L’Oréal Chief Executive Nicolas Hieronimus called this out during the company’s earnings call in October, noting that a luxury lipstick or mascara is only €30, making it an “affordable treat.” Sales at L’Oréal rose 9.1% in the third quarter compared with a year earlier despite slower sales in China due to Covid-related lockdowns. Coty, maker of CoverGirl makeup, said organic sales grew 9% over the same period.
Beauty sales have also been a rare bright spot for retailers: Target said beauty category sales grew roughly 15% in its quarter ended Oct. 29 compared with a year earlier, with Ulta Beauty shops in Target tripling their total sales volume over that period.
While Macy’s namesake stores saw comparable-store sales decline last quarter, its beauty-focused Bluemercury chain saw same-store sales grow 14% last quarter compared with a year earlier. Kohl’s locations with Sephora are outperforming the rest of the department-store chain.
Of the 14 discretionary categories that market research firm NPD Group tracks, prestige beauty—products you might find at a department store or a Sephora—is the only category that is seeing unit sales growth year to date. And lipstick, which suffered during the masked-up pandemic, is making up for lost time.
Lipstick sales have grown 37% through October this year compared with a year earlier, according to Larissa Jensen, beauty industry analyst at NPD Group. That is an acceleration from the 31% growth seen during the same period last year. Lip product is the only major category within prestige beauty where sales are actually up compared with pre-pandemic levels, according to Ms. Jensen.
Cosmetic companies have also called out strong sales in fragrances, calling it the “fragrance index.” Demand has been so robust that there is an industrywide fragrance component shortage, Coty said in a press release announcing third-quarter earnings earlier this month. CEO Sue Nabi said during the call that Coty hasn’t seen any kind of trade-down or slowdown, also noting that consumers are shifting away from gifting perfume to buying it for themselves.
“A big piece of it is just a shift in what wellness means to consumers,” NPD Group’s Ms. Jensen said. “Beauty is one of the few industries that are positioned to meet [consumers’] emotional need. It makes them feel good.”

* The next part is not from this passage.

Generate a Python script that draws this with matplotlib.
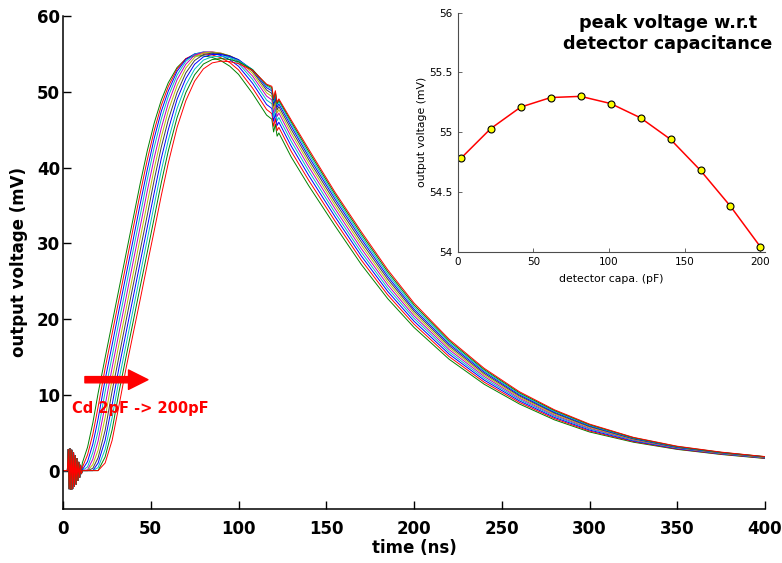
import matplotlib
matplotlib.use('Agg')
import matplotlib.pyplot as plt

# ---- main plot data ----
# switching ringing at the start, common to all traces
ring_t = [0, 2.5, 3, 3.5, 4, 4.5, 5, 5.5, 6, 6.5, 7, 7.5, 8, 8.5, 9, 9.5, 10, 10.5]
ring_v = [0, 0, 2.8, -2.4, 2.9, -2.5, 2.7, -2.4, 2.4, -2.1, 2.0, -1.8, 1.6, -1.3, 1.1, -0.9, 0.7, -0.4]

# time grid of the pulse (ns)
t_ns = [11, 14, 17, 20, 24, 28, 32, 36, 40, 44, 48, 52, 56, 60, 65, 70, 75, 80, 85, 90, 95, 100,
        108, 116, 119, 120, 121, 122, 123, 130, 140, 155, 170, 185, 200, 220, 240, 260, 280, 300,
        325, 350, 375, 400]

# output voltage (mV) of each trace, Cd = 2pF ... 200pF
v_mv = [
    [1.0, 3.1, 6.3, 10.2, 14.9, 19.5, 24.1, 28.7, 33.3, 37.9, 42.2, 45.9, 48.9, 51.2, 53.2, 54.35, 54.73, 54.75, 54.53, 54.1, 53.38, 52.3,
     49.78, 46.92, 46.38, 44.7, 45.72, 44.14, 44.56, 41.4, 37.6, 32.3, 27.2, 22.7, 18.9, 14.7, 11.4, 8.8, 6.7, 5.1, 3.75, 2.8, 2.13, 1.6],
    [0.4, 2.1, 4.8, 8.4, 13.5, 18.1, 22.7, 27.3, 32.0, 36.6, 41.0, 44.9, 48.2, 50.7, 53.0, 54.38, 54.93, 55.02, 54.86, 54.49, 53.86, 52.89,
     50.49, 47.66, 47.12, 45.44, 46.46, 44.88, 45.3, 42.15, 38.31, 32.93, 27.78, 23.2, 19.33, 15.05, 11.67, 9.01, 6.87, 5.23, 3.84, 2.85, 2.17, 1.64],
    [0.1, 1.2, 3.5, 6.8, 12.0, 16.6, 21.3, 25.9, 30.5, 35.2, 39.7, 43.9, 47.4, 50.1, 52.7, 54.27, 55.01, 55.2, 55.09, 54.78, 54.24, 53.37,
     51.13, 48.32, 47.8, 46.12, 47.14, 45.56, 45.98, 42.85, 38.96, 33.51, 28.32, 23.66, 19.72, 15.38, 11.94, 9.21, 7.03, 5.36, 3.92, 2.9, 2.22, 1.67],
    [0.0, 0.5, 2.4, 5.2, 10.4, 15.1, 19.8, 24.4, 29.1, 33.7, 38.4, 42.7, 46.4, 49.4, 52.2, 54.03, 54.97, 55.27, 55.22, 54.98, 54.5, 53.74,
     51.64, 48.9, 48.42, 46.74, 47.76, 46.18, 46.6, 43.48, 39.56, 34.04, 28.81, 24.1, 20.1, 15.68, 12.18, 9.39, 7.19, 5.49, 4.0, 2.96, 2.25, 1.7],
    [0.0, 0.1, 1.5, 3.9, 8.6, 13.6, 18.3, 22.9, 27.6, 32.2, 36.9, 41.3, 45.2, 48.5, 51.6, 53.64, 54.84, 55.24, 55.27, 55.09, 54.67, 53.99,
     52.07, 49.43, 48.93, 47.27, 48.31, 46.75, 47.19, 44.05, 40.11, 34.55, 29.29, 24.51, 20.43, 15.97, 12.42, 9.56, 7.33, 5.6, 4.07, 3.0, 2.29, 1.73],
    [0.0, 0.0, 0.8, 2.7, 7.0, 12.1, 16.8, 21.4, 26.0, 30.7, 35.3, 39.9, 44.0, 47.5, 50.8, 53.14, 54.54, 55.13, 55.24, 55.1, 54.76, 54.15,
     52.44, 49.86, 49.38, 47.72, 48.76, 47.2, 47.64, 44.57, 40.6, 35.01, 29.75, 24.91, 20.75, 16.24, 12.63, 9.72, 7.46, 5.71, 4.13, 3.04, 2.32, 1.75],
    [0.0, 0.0, 0.3, 1.7, 5.3, 10.5, 15.2, 19.9, 24.5, 29.1, 33.7, 38.4, 42.7, 46.3, 49.9, 52.5, 54.13, 54.91, 55.11, 55.03, 54.75, 54.23,
     52.72, 50.23, 49.78, 48.12, 49.16, 47.6, 48.04, 45.04, 41.04, 35.44, 30.18, 25.28, 21.05, 16.48, 12.82, 9.87, 7.59, 5.81, 4.2, 3.07, 2.35, 1.78],
    [0.0, 0.0, 0.0, 1.0, 4.0, 8.7, 13.7, 18.3, 22.9, 27.5, 32.1, 36.7, 41.2, 45.0, 49.0, 51.76, 53.63, 54.6, 54.92, 54.91, 54.67, 54.24,
     52.9, 50.54, 50.13, 48.47, 49.51, 47.95, 48.39, 45.45, 41.44, 35.83, 30.57, 25.61, 21.31, 16.71, 13.01, 10.01, 7.7, 5.9, 4.25, 3.1, 2.38, 1.81],
    [0.0, 0.0, 0.0, 0.4, 2.8, 7.0, 12.1, 16.7, 21.3, 25.9, 30.5, 35.1, 39.6, 43.6, 47.8, 50.89, 52.98, 54.18, 54.62, 54.67, 54.51, 54.12,
     52.94, 50.77, 50.36, 48.72, 49.78, 48.24, 48.7, 45.78, 41.8, 36.16, 30.91, 25.93, 21.6, 16.93, 13.18, 10.15, 7.82, 5.99, 4.3, 3.14, 2.39, 1.82],
    [0.0, 0.0, 0.0, 0.0, 1.8, 5.4, 10.5, 15.1, 19.7, 24.3, 28.8, 33.4, 38.0, 42.2, 46.6, 49.9, 52.24, 53.66, 54.25, 54.38, 54.26, 53.95,
     52.92, 50.91, 50.56, 48.92, 49.98, 48.44, 48.9, 46.05, 42.13, 36.47, 31.23, 26.24, 21.87, 17.14, 13.34, 10.28, 7.93, 6.07, 4.35, 3.18, 2.41, 1.84],
    [0.0, 0.0, 0.0, 0.0, 1.0, 4.0, 8.7, 13.6, 18.1, 22.6, 27.2, 31.7, 36.3, 40.6, 45.3, 48.83, 51.4, 53.02, 53.81, 54.04, 53.98, 53.71,
     52.83, 51.0, 50.72, 49.08, 50.14, 48.6, 49.06, 46.29, 42.42, 36.74, 31.52, 26.52, 22.12, 17.34, 13.5, 10.42, 8.03, 6.14, 4.39, 3.22, 2.44, 1.85],
]

# MATLAB-like line colours, in drawing order
line_colors = [(0, 0.5, 0), (1, 0, 0), (0, 0, 1), (0, 0.75, 0.75), (0.75, 0, 0.75),
               (0.75, 0.75, 0), (0.25, 0.25, 0.25), (0, 0, 1), (0, 0.75, 0.75), (0, 0.5, 0), (1, 0, 0)]

# ---- inset data ----
cd_pf = [2, 21.8, 41.6, 61.4, 81.2, 101, 120.8, 140.6, 160.4, 180.2, 200]
peak_mv = [54.78, 55.03, 55.21, 55.29, 55.30, 55.24, 55.12, 54.94, 54.68, 54.38, 54.04]
inset_yticks = [54, 54.5, 55, 55.5, 56]
inset_ylabels = ['54', '54.5', '55', '55.5', '56']

W, H = 782, 563
fig = plt.figure(figsize=(W / 100, H / 100), dpi=100)

# main axes
ax = fig.add_axes([63 / W, 1 - 508.5 / H, (765 - 63) / W, (508.5 - 16) / H])
for k in range(len(v_mv)):
    ax.plot(ring_t + t_ns, ring_v + v_mv[k], color=line_colors[k], lw=0.7)

ax.set_xlim(0, 400)
ax.set_ylim(-5, 60)
ax.set_xticks(range(0, 401, 50))
ax.set_yticks(range(0, 61, 10))
ax.spines['top'].set_visible(False)
ax.spines['right'].set_visible(False)
for s in ['left', 'bottom']:
    ax.spines[s].set_linewidth(1.1)
ax.tick_params(direction='in', length=6, width=1.0, labelsize=12)
ax.tick_params(axis='x', pad=8)
ax.tick_params(axis='y', pad=2)
for lab in ax.get_xticklabels() + ax.get_yticklabels():
    lab.set_fontweight('bold')
ax.set_xlabel('time (ns)', fontsize=12, fontweight='bold')
ax.set_ylabel('output voltage (mV)', fontsize=12, fontweight='bold')
ax.xaxis.set_label_coords(0.5, -0.062)
ax.yaxis.set_label_coords(-0.05, 0.5)

ax.annotate('', xy=(48.4, 12), xytext=(12.5, 12),
            arrowprops=dict(arrowstyle='simple,head_length=1.0,head_width=1.0,tail_width=0.32',
                            color='red', mutation_scale=14, shrinkA=0, shrinkB=0))
ax.text(5, 8.2, 'Cd 2pF -> 200pF', color='red', fontsize=10.5, fontweight='bold', va='center')

# inset axes
ins = fig.add_axes([457.7 / W, 1 - 251.7 / H, (765 - 457.7) / W, (251.7 - 12.7) / H])
ins.plot(cd_pf, peak_mv, color='red', lw=1.1, marker='o', markersize=5,
         markerfacecolor='yellow', markeredgecolor='black', markeredgewidth=0.8)
ins.set_xlim(0, 203)
ins.set_ylim(54, 56)
ins.set_xticks(range(0, 201, 50))
ins.set_yticks(inset_yticks)
ins.set_yticklabels(inset_ylabels)
ins.spines['top'].set_visible(False)
ins.spines['right'].set_visible(False)
for s in ['left', 'bottom']:
    ins.spines[s].set_linewidth(0.8)
    ins.spines[s].set_color('0.3')
ins.tick_params(direction='in', length=3, width=0.6, labelsize=7.5, pad=4, color='0.3')
ins.set_xlabel('detector capa. (pF)', fontsize=7.8)
ins.set_ylabel('output voltage (mV)', fontsize=7.8)
ins.xaxis.set_label_coords(0.5, -0.093)
ins.yaxis.set_label_coords(-0.1, 0.5)
ins.text(0.684, 0.913, 'peak voltage w.r.t\ndetector capacitance', transform=ins.transAxes,
         ha='center', va='center', fontsize=12.7, fontweight='bold', linespacing=1.15)

fig.savefig('out.png', dpi=100)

While the lipstick effect could be observed in the recession in the early 2000s, that wasn’t the case during the 2007-09 recession, during which lipstick sales declined alongside other discretionary purchases. Part of this might have had to do with category-specific dynamics.
There was a lot of newness in the cosmetic industry in 2001, including lip gloss, a relatively nascent category back then. That tailwind simply wasn’t there starting in 2008, though nail polish turned out to be consumers’ small indulgence of choice in that period. This time around, consumers may be eager to show off a part of their face that was hidden behind a mask for so long during the pandemic.
In an otherwise bleak environment for companies selling discretionary goods, those in the business of selling cosmetics look well poised to come out of the holiday season looking freshened up.